## Information supplied
****
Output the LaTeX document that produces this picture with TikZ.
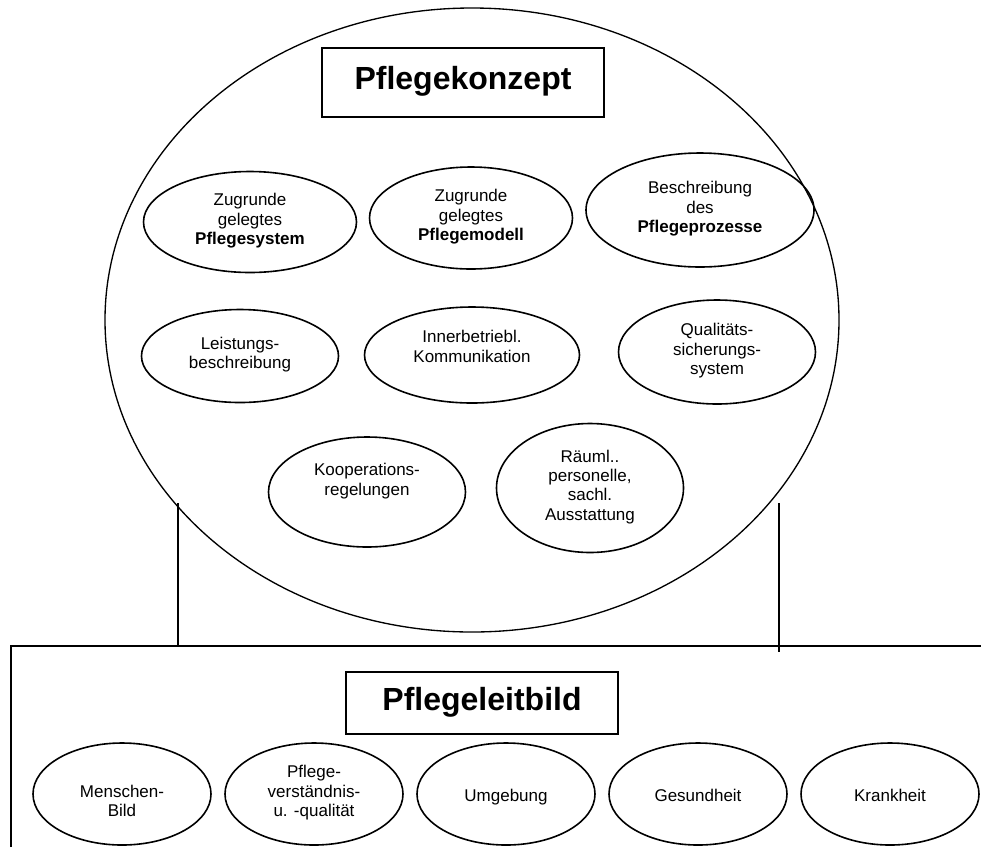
\documentclass[tikz,border=0pt]{standalone}
\usepackage{fontspec}
\setmainfont{Liberation Sans}
\usetikzlibrary{shapes.geometric}

\begin{document}
\begin{tikzpicture}[x=0.75pt, y=-0.75pt, line width=1.2pt,
    every node/.style={font=\fontsize{12.75}{14.6}\selectfont, align=center, inner sep=0pt,
      execute at begin node=\strut, execute at end node=\strut},
    teil/.style={draw, ellipse},
    titel/.style={draw, line width=1.5pt, font=\fontsize{24}{28}\selectfont\bfseries}]
  \useasboundingbox (0,0) rectangle (981,847);

  % 1. The big ellipse with its title
  \node[teil, line width=1pt, minimum width=550.5pt, minimum height=468pt] (konzept) at (472,320) {};
  \node[titel, minimum width=211.5pt, minimum height=51.75pt] (konzepttitel) at (463,82.5) {Pflegekonzept};

  % 2. Parts of the concept
  \node[teil, minimum width=159.75pt, minimum height=75.75pt] (system) at (250,222)
    {Zugrunde\\gelegtes\\\textbf{Pflegesystem}};
  \node[teil, minimum width=152.25pt, minimum height=76.5pt] (modell) at (471,218)
    {Zugrunde\\gelegtes\\\textbf{Pflegemodell}};
  \node[teil, minimum width=171pt, minimum height=85.5pt] (prozess) at (700,210)
    {Beschreibung\\des\\\textbf{Pflegeprozesse}};
  \node[teil, minimum width=147.75pt, minimum height=69.75pt] (leistung) at (240,356)
    {Leistungs-\\beschreibung};
  \node[teil, minimum width=161.25pt, minimum height=72pt] (kommunikation) at (472,355)
    {Innerbetriebl.\\Kommunikation\\[-6pt]};
  \node[teil, minimum width=147.75pt, minimum height=78pt] (qualitaet) at (717,352)
    {Qualitäts-\\sicherungs-\\system};
  \node[teil, minimum width=147.75pt, minimum height=82.5pt] (kooperation) at (367,492)
    {Kooperations-\\regelungen\\\mbox{}};
  \node[teil, minimum width=140.25pt, minimum height=96.75pt] (ausstattung) at (590,488)
    {Räuml..\\personelle,\\sachl.\\Ausstattung};

  % 3. Frame of the Leitbild and the two links
  \coordinate (ecke) at (11,646);
  \coordinate (linksoben) at (178,503);
  \coordinate (rechtsoben) at (779,503);
  \draw[line width=1pt] (11,847) -- (ecke) -- (981,646);
  \draw[line width=0.8pt] (linksoben) -- (linksoben |- ecke);
  \draw[line width=0.8pt] (rechtsoben) -- ++(0,149);

  % 4. Leitbild title and its parts
  \node[titel, minimum width=204pt, minimum height=46.5pt] (leitbild) at (482,703) {Pflegeleitbild};
  \node[teil, minimum width=133.5pt, minimum height=76.5pt] (mensch) at (122,794) {\vphantom{Pflege-}\\Menschen-\\Bild};
  \node[teil, minimum width=133.5pt, minimum height=76.5pt] (verstaendnis) at (314,794) {Pflege-\\verständnis-\\u. -qualität};
  \node[teil, minimum width=133.5pt, minimum height=76.5pt] (umgebung) at (506,794) {\raisebox{-3pt}{Umgebung}};
  \node[teil, minimum width=133.5pt, minimum height=76.5pt] (gesundheit) at (698,794) {\raisebox{-3pt}{Gesundheit}};
  \node[teil, minimum width=133.5pt, minimum height=76.5pt] (krankheit) at (890,794) {\raisebox{-3pt}{Krankheit}};
\end{tikzpicture}
\end{document}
****
Repeat the material above in full and exactly, apart from the pictures.

Output the LaTeX document that produces this picture with TikZ.
\documentclass[tikz,border=0pt]{standalone}
\usepackage{fontspec}
\setmainfont{Liberation Sans}
\usetikzlibrary{shapes.geometric}

\begin{document}
\begin{tikzpicture}[x=0.75pt, y=-0.75pt, line width=1.2pt,
    every node/.style={font=\fontsize{12.75}{14.6}\selectfont, align=center, inner sep=0pt,
      execute at begin node=\strut, execute at end node=\strut},
    teil/.style={draw, ellipse},
    titel/.style={draw, line width=1.5pt, font=\fontsize{24}{28}\selectfont\bfseries}]
  \useasboundingbox (0,0) rectangle (981,847);

  % 1. The big ellipse with its title
  \node[teil, line width=1pt, minimum width=550.5pt, minimum height=468pt] (konzept) at (472,320) {};
  \node[titel, minimum width=211.5pt, minimum height=51.75pt] (konzepttitel) at (463,82.5) {Pflegekonzept};

  % 2. Parts of the concept
  \node[teil, minimum width=159.75pt, minimum height=75.75pt] (system) at (250,222)
    {Zugrunde\\gelegtes\\\textbf{Pflegesystem}};
  \node[teil, minimum width=152.25pt, minimum height=76.5pt] (modell) at (471,218)
    {Zugrunde\\gelegtes\\\textbf{Pflegemodell}};
  \node[teil, minimum width=171pt, minimum height=85.5pt] (prozess) at (700,210)
    {Beschreibung\\des\\\textbf{Pflegeprozesse}};
  \node[teil, minimum width=147.75pt, minimum height=69.75pt] (leistung) at (240,356)
    {Leistungs-\\beschreibung};
  \node[teil, minimum width=161.25pt, minimum height=72pt] (kommunikation) at (472,355)
    {Innerbetriebl.\\Kommunikation\\[-6pt]};
  \node[teil, minimum width=147.75pt, minimum height=78pt] (qualitaet) at (717,352)
    {Qualitäts-\\sicherungs-\\system};
  \node[teil, minimum width=147.75pt, minimum height=82.5pt] (kooperation) at (367,492)
    {Kooperations-\\regelungen\\\mbox{}};
  \node[teil, minimum width=140.25pt, minimum height=96.75pt] (ausstattung) at (590,488)
    {Räuml..\\personelle,\\sachl.\\Ausstattung};

  % 3. Frame of the Leitbild and the two links
  \coordinate (ecke) at (11,646);
  \coordinate (linksoben) at (178,503);
  \coordinate (rechtsoben) at (779,503);
  \draw[line width=1pt] (11,847) -- (ecke) -- (981,646);
  \draw[line width=0.8pt] (linksoben) -- (linksoben |- ecke);
  \draw[line width=0.8pt] (rechtsoben) -- ++(0,149);

  % 4. Leitbild title and its parts
  \node[titel, minimum width=204pt, minimum height=46.5pt] (leitbild) at (482,703) {Pflegeleitbild};
  \node[teil, minimum width=133.5pt, minimum height=76.5pt] (mensch) at (122,794) {\vphantom{Pflege-}\\Menschen-\\Bild};
  \node[teil, minimum width=133.5pt, minimum height=76.5pt] (verstaendnis) at (314,794) {Pflege-\\verständnis-\\u. -qualität};
  \node[teil, minimum width=133.5pt, minimum height=76.5pt] (umgebung) at (506,794) {\raisebox{-3pt}{Umgebung}};
  \node[teil, minimum width=133.5pt, minimum height=76.5pt] (gesundheit) at (698,794) {\raisebox{-3pt}{Gesundheit}};
  \node[teil, minimum width=133.5pt, minimum height=76.5pt] (krankheit) at (890,794) {\raisebox{-3pt}{Krankheit}};
\end{tikzpicture}
\end{document}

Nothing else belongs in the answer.